- McCormick in May 2020
- Born: Moses Monweal McCormick March 12, 1981 Akron, Ohio, U.S.
- Died: March 4, 2021 (aged 39) Phoenix, Arizona, U.S.
- Occupations: YouTuber; language coach;

YouTube information
- Channel: laoshu505000;
- Years active: 2008–2021
- Genre: Entertainment
- Subscribers: 1.23 million
- Views: 220 million
- Website: imabouttolevelup.biz

= Moses McCormick =

American YouTuber (1981–2021)

Moses Monweal McCormick (March 12, 1981 – March 4, 2021), also known as Laoshu (from 老鼠 (lǎoshǔ), ) or Laoshu505000, was an American YouTuber and language coach.

==Language learning==
McCormick gained popularity by speaking several languages with native speakers that he met in public places, and uploading the videos on his YouTube channel. He called this activity "leveling up".

McCormick taught language lessons remotely over the Internet, over time developing his own language learning method, which he called FLR (Foreign Language Roadrunning). According to his YouTube biography, "When I first began language learning 20 years ago, I noticed that most language books and classes did not teach students how to prepare for real world conversations. In an attempt to solve this issue, I developed my own method, The FLR Method."

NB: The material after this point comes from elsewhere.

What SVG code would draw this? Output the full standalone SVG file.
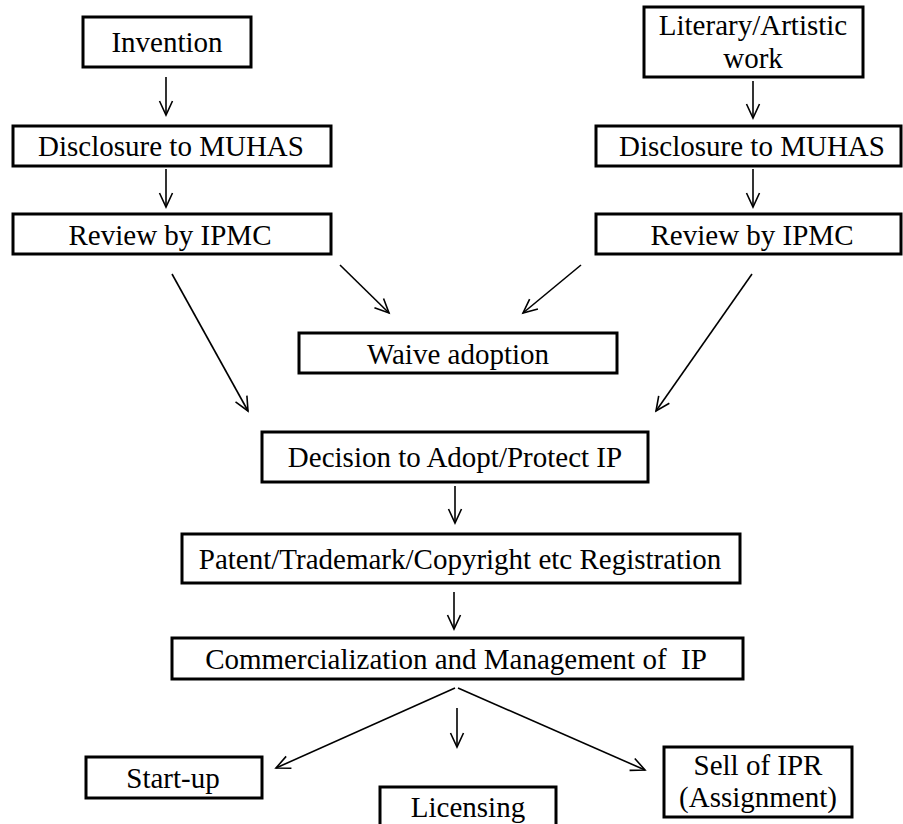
<svg xmlns="http://www.w3.org/2000/svg" width="903" height="824" viewBox="0 0 903 824">
<defs>
<style>
.box{fill:#fff;stroke:#000;stroke-width:3}
.t{font-family:"Liberation Serif","Times New Roman",serif;font-size:29px;fill:#000;text-anchor:middle;white-space:pre}
.c{fill:none;stroke:#000;stroke-width:1.6}
</style>
<marker id="ah" markerUnits="userSpaceOnUse" markerWidth="20" markerHeight="20" viewBox="0 0 20 20" refX="16" refY="10" orient="auto">
<path d="M2,3.5 L16,10 L2,16.5" fill="none" stroke="#000" stroke-width="1.6"/>
</marker>
</defs>
<rect width="903" height="824" fill="#fff"/>
<g id="connectors">
<line class="c" x1="166" y1="77" x2="166" y2="115" marker-end="url(#ah)"/>
<line class="c" x1="166" y1="169" x2="166" y2="207" marker-end="url(#ah)"/>
<line class="c" x1="753" y1="81" x2="753" y2="118" marker-end="url(#ah)"/>
<line class="c" x1="753" y1="169" x2="753" y2="207" marker-end="url(#ah)"/>
<line class="c" x1="172" y1="274" x2="248" y2="411" marker-end="url(#ah)"/>
<line class="c" x1="340" y1="265" x2="389" y2="313" marker-end="url(#ah)"/>
<line class="c" x1="581" y1="265" x2="523" y2="313" marker-end="url(#ah)"/>
<line class="c" x1="752" y1="274" x2="656" y2="411" marker-end="url(#ah)"/>
<line class="c" x1="455" y1="486" x2="455" y2="523" marker-end="url(#ah)"/>
<line class="c" x1="454" y1="592" x2="454" y2="629" marker-end="url(#ah)"/>
<line class="c" x1="455" y1="688" x2="276" y2="768" marker-end="url(#ah)"/>
<line class="c" x1="458" y1="688" x2="645" y2="770" marker-end="url(#ah)"/>
<line class="c" x1="457" y1="708" x2="457" y2="747" marker-end="url(#ah)"/>
</g>
<g id="invention"><rect class="box" x="83" y="17" width="168" height="50"/><text class="t" x="167" y="52">Invention</text></g>
<g id="literary"><rect class="box" x="644" y="7" width="219" height="70"/><text class="t" x="753" y="35">Literary/Artistic</text><text class="t" x="753" y="68">work</text></g>
<g id="disclosure-left"><rect class="box" x="13" y="126" width="318" height="40"/><text class="t" x="171" y="156">Disclosure to MUHAS</text></g>
<g id="disclosure-right"><rect class="box" x="596" y="126" width="305" height="40"/><text class="t" x="752" y="156">Disclosure to MUHAS</text></g>
<g id="review-left"><rect class="box" x="13" y="214" width="318" height="40"/><text class="t" x="170" y="245">Review by IPMC</text></g>
<g id="review-right"><rect class="box" x="596" y="214" width="305" height="40"/><text class="t" x="752" y="245">Review by IPMC</text></g>
<g id="waive"><rect class="box" x="299" y="333" width="318" height="40"/><text class="t" x="458" y="364">Waive adoption</text></g>
<g id="decision"><rect class="box" x="262" y="432" width="386" height="50"/><text class="t" x="455" y="467">Decision to Adopt/Protect IP</text></g>
<g id="registration"><rect class="box" x="182" y="534" width="558" height="49"/><text class="t" x="460" y="569">Patent/Trademark/Copyright etc Registration</text></g>
<g id="commercialization"><rect class="box" x="172" y="638" width="571" height="41"/><text class="t" x="456" y="669">Commercialization and Management of  IP</text></g>
<g id="startup"><rect class="box" x="86" y="757" width="176" height="41"/><text class="t" x="173" y="788">Start-up</text></g>
<g id="licensing"><rect class="box" x="380" y="787" width="176" height="50"/><text class="t" x="468" y="817">Licensing</text></g>
<g id="sell"><rect class="box" x="664" y="747" width="188" height="70"/><text class="t" x="758" y="775">Sell of IPR</text><text class="t" x="758" y="807">(Assignment)</text></g>
</svg>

The foreign language in which McCormick was most fluent was Mandarin Chinese. He also spoke around twenty languages at a basic conversational level, including Japanese, Vietnamese, Cantonese, Korean, Somali, Spanish, and Swahili.

==Death==
McCormick died on March 4, 2021, in Phoenix, Arizona, at the age of 39, reportedly from heart complications.